* [Task description]: Lines containing the string "this" are to be counted; report the total by itself.

* [Provided records]:

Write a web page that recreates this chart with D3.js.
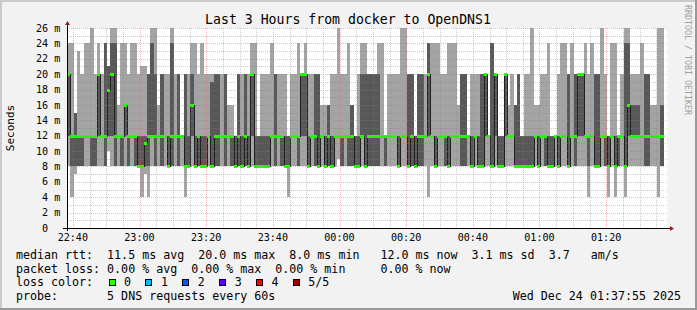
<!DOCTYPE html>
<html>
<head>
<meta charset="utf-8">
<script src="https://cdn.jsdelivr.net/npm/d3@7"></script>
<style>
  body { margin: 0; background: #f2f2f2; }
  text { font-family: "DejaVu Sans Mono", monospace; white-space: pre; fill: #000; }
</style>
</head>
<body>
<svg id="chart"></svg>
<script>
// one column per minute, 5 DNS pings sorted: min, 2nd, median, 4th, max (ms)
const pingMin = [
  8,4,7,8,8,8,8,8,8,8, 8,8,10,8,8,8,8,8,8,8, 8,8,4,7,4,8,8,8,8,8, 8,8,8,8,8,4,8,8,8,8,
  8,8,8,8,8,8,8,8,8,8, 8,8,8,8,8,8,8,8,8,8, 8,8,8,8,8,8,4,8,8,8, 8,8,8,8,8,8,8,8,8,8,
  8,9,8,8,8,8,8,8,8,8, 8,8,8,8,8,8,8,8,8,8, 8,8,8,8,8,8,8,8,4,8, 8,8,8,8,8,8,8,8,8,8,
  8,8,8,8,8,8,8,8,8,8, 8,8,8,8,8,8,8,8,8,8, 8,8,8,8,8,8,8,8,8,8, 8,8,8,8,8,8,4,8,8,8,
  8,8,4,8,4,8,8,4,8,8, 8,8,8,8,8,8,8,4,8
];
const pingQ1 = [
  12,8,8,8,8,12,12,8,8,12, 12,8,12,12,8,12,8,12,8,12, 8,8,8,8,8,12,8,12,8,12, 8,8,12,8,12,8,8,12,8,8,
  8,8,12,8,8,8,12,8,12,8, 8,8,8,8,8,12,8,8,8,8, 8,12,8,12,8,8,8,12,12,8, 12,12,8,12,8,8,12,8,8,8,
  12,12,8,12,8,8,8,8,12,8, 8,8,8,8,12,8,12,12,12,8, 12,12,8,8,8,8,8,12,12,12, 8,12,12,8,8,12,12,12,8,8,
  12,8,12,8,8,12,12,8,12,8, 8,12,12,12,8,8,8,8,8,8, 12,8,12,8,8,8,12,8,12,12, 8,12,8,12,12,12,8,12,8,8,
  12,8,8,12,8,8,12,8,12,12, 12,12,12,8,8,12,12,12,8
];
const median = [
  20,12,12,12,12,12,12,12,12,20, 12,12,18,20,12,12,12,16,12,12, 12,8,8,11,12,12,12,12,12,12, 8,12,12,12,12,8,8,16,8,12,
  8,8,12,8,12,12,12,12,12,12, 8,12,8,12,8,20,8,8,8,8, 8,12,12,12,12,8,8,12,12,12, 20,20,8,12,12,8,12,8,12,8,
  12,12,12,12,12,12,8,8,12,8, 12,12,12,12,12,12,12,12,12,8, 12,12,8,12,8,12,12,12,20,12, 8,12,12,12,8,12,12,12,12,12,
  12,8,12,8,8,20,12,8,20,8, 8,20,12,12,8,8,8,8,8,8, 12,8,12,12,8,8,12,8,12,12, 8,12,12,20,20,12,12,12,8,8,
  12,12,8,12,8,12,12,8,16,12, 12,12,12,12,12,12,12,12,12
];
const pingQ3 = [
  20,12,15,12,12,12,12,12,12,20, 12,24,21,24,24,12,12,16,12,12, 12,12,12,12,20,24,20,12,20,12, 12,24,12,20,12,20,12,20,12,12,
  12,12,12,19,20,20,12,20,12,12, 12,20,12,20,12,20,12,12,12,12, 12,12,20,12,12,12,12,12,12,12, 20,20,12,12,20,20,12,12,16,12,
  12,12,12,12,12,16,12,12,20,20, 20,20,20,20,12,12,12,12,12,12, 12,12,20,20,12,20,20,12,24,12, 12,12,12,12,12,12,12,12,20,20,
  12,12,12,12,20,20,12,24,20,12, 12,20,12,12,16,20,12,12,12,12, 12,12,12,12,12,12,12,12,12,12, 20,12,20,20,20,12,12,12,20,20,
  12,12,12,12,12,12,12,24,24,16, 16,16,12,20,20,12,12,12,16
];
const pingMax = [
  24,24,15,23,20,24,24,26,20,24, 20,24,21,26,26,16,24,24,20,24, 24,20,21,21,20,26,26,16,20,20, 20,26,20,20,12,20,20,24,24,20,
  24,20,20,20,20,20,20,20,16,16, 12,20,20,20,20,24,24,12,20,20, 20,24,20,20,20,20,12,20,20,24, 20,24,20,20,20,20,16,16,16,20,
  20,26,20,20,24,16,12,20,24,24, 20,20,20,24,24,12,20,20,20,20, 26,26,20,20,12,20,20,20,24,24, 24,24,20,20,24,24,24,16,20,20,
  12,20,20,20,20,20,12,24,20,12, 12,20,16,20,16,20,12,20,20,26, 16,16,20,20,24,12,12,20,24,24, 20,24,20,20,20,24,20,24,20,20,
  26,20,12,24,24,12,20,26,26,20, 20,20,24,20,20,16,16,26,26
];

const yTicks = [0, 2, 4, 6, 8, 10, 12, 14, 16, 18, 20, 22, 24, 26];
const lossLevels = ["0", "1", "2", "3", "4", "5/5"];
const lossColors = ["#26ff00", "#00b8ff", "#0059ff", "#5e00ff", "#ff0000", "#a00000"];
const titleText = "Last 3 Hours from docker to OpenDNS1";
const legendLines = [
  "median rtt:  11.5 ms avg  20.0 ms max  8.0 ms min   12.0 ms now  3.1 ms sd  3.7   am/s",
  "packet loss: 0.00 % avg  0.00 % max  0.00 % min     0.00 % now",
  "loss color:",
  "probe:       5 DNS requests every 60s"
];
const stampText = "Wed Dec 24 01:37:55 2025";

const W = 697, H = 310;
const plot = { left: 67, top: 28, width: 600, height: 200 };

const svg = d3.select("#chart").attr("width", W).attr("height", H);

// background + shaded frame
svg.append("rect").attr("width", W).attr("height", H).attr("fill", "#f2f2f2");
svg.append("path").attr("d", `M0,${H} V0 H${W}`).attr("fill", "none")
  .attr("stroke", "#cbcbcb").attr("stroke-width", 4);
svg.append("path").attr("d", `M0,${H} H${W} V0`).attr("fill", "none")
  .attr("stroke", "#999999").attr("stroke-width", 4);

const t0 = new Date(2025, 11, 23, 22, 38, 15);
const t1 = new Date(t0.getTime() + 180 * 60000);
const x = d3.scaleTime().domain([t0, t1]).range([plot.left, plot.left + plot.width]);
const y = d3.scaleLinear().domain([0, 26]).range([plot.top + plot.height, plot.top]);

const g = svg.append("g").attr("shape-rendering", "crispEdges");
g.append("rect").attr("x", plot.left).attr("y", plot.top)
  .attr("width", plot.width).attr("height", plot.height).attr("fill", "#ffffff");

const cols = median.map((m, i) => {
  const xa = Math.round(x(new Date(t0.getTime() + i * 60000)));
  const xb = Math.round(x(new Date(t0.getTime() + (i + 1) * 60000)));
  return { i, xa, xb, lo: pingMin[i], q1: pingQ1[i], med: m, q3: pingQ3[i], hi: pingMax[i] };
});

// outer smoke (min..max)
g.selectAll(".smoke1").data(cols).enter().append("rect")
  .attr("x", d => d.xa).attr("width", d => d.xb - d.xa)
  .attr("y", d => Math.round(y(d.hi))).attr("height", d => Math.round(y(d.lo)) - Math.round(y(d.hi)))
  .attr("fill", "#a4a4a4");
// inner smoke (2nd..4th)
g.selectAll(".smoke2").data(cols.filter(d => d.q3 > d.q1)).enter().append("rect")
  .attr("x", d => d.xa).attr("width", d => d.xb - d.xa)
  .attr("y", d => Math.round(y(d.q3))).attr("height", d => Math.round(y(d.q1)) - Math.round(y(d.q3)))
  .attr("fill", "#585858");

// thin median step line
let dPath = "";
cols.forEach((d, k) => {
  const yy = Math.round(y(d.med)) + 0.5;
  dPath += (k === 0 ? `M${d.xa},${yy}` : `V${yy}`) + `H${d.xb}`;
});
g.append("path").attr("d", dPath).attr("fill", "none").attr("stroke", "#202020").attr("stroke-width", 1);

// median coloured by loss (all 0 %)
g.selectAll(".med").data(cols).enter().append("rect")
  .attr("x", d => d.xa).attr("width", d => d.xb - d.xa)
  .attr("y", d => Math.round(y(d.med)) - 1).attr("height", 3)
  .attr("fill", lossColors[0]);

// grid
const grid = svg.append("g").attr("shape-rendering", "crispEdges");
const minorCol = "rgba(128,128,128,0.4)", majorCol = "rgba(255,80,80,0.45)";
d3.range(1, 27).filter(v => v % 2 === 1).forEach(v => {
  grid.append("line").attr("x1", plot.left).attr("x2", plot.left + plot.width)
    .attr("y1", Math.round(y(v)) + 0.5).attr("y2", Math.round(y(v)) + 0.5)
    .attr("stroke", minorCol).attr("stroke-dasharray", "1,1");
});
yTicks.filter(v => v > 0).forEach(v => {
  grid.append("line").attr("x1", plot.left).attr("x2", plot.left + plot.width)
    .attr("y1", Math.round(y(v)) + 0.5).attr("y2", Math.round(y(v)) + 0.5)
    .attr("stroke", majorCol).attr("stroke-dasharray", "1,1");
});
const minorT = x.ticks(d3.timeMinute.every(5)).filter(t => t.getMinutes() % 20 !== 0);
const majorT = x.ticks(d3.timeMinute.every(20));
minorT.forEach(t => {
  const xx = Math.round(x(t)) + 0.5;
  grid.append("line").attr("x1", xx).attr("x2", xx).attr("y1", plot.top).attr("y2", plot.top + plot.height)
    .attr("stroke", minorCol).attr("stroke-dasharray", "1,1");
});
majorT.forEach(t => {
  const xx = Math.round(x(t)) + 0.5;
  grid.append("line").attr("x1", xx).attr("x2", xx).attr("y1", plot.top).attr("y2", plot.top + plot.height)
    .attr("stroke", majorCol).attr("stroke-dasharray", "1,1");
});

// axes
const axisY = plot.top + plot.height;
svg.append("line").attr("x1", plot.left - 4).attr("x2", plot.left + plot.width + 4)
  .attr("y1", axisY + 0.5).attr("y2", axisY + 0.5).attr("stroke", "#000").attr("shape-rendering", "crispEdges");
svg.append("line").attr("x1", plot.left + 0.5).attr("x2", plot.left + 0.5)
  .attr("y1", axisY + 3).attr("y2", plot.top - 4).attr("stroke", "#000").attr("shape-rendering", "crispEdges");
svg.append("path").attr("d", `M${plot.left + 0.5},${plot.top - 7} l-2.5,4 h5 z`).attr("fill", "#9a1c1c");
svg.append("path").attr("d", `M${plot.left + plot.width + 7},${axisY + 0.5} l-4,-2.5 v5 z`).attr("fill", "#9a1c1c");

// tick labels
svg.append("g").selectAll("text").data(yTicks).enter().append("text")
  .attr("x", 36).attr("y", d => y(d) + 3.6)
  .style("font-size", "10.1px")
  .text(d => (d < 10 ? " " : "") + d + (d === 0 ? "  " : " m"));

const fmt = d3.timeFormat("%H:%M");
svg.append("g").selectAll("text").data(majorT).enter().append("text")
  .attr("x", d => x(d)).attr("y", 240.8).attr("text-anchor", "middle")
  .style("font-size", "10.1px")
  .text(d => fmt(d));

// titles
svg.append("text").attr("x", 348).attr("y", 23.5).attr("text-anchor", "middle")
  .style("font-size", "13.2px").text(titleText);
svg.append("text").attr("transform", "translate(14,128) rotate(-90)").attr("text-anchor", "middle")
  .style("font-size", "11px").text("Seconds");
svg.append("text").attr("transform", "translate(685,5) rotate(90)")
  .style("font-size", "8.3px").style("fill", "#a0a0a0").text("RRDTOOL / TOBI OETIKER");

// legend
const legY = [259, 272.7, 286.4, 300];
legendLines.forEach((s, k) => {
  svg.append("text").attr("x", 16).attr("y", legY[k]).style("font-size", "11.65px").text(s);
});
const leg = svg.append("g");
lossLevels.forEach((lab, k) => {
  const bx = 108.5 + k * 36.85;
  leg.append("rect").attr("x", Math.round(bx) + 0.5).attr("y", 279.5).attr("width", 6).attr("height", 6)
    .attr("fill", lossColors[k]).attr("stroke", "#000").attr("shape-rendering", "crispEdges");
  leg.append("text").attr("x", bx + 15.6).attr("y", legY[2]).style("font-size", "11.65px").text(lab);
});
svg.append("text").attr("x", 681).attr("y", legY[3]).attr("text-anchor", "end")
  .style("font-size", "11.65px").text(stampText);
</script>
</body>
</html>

* * *

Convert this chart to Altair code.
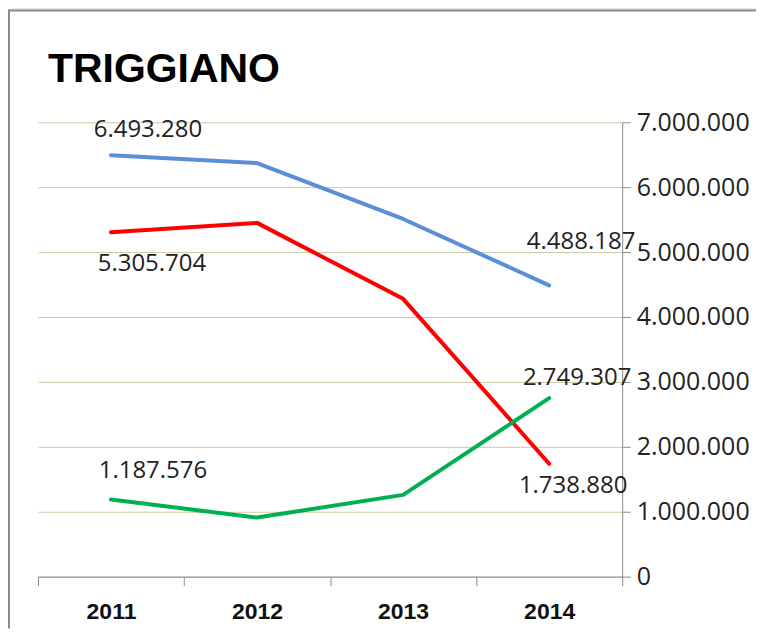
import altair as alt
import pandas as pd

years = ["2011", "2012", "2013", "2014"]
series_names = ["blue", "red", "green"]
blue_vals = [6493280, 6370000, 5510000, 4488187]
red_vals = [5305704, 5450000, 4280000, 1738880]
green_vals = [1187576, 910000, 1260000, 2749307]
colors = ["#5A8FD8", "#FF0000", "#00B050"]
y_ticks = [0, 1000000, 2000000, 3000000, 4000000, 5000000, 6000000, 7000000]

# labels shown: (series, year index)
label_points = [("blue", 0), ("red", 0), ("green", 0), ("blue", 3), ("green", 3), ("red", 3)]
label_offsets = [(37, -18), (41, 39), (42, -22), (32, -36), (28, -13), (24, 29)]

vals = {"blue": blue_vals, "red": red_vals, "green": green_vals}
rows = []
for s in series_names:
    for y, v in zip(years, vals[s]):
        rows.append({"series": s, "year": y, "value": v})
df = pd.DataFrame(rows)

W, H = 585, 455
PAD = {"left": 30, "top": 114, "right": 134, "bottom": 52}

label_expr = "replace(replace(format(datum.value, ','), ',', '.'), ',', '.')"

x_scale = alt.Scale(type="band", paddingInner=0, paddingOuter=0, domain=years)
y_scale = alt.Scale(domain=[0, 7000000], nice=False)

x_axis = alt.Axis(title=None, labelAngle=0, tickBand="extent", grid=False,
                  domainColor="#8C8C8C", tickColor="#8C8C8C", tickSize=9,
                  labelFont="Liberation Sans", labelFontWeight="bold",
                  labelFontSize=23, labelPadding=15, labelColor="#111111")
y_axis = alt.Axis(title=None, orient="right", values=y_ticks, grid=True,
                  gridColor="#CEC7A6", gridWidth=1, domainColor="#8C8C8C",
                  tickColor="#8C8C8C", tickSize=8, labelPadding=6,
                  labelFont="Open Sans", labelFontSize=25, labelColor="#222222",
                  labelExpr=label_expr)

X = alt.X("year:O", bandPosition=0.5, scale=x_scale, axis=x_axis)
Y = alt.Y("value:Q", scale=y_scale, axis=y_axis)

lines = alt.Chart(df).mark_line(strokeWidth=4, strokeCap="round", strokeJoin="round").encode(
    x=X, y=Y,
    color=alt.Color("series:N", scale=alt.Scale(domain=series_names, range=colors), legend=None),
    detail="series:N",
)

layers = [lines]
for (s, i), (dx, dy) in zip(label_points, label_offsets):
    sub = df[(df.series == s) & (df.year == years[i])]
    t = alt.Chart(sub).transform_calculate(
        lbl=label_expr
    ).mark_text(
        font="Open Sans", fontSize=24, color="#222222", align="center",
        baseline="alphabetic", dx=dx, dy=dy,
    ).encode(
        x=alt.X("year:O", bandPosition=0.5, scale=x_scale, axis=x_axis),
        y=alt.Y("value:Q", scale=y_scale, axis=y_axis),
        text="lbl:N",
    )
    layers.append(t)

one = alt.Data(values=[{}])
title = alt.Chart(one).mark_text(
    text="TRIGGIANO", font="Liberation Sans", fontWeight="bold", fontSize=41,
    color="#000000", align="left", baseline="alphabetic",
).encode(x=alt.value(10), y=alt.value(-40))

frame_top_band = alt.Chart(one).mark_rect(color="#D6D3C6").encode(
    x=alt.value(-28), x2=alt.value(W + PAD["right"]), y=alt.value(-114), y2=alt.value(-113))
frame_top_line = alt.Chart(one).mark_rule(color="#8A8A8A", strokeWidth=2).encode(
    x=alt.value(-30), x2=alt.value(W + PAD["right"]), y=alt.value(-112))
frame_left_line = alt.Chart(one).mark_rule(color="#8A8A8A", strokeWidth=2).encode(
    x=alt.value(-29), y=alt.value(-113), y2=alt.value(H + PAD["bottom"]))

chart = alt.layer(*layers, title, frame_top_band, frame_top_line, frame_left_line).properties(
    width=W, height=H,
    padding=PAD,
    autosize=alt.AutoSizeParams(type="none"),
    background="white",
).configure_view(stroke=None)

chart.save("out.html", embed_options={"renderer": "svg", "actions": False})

* [Solution]: 2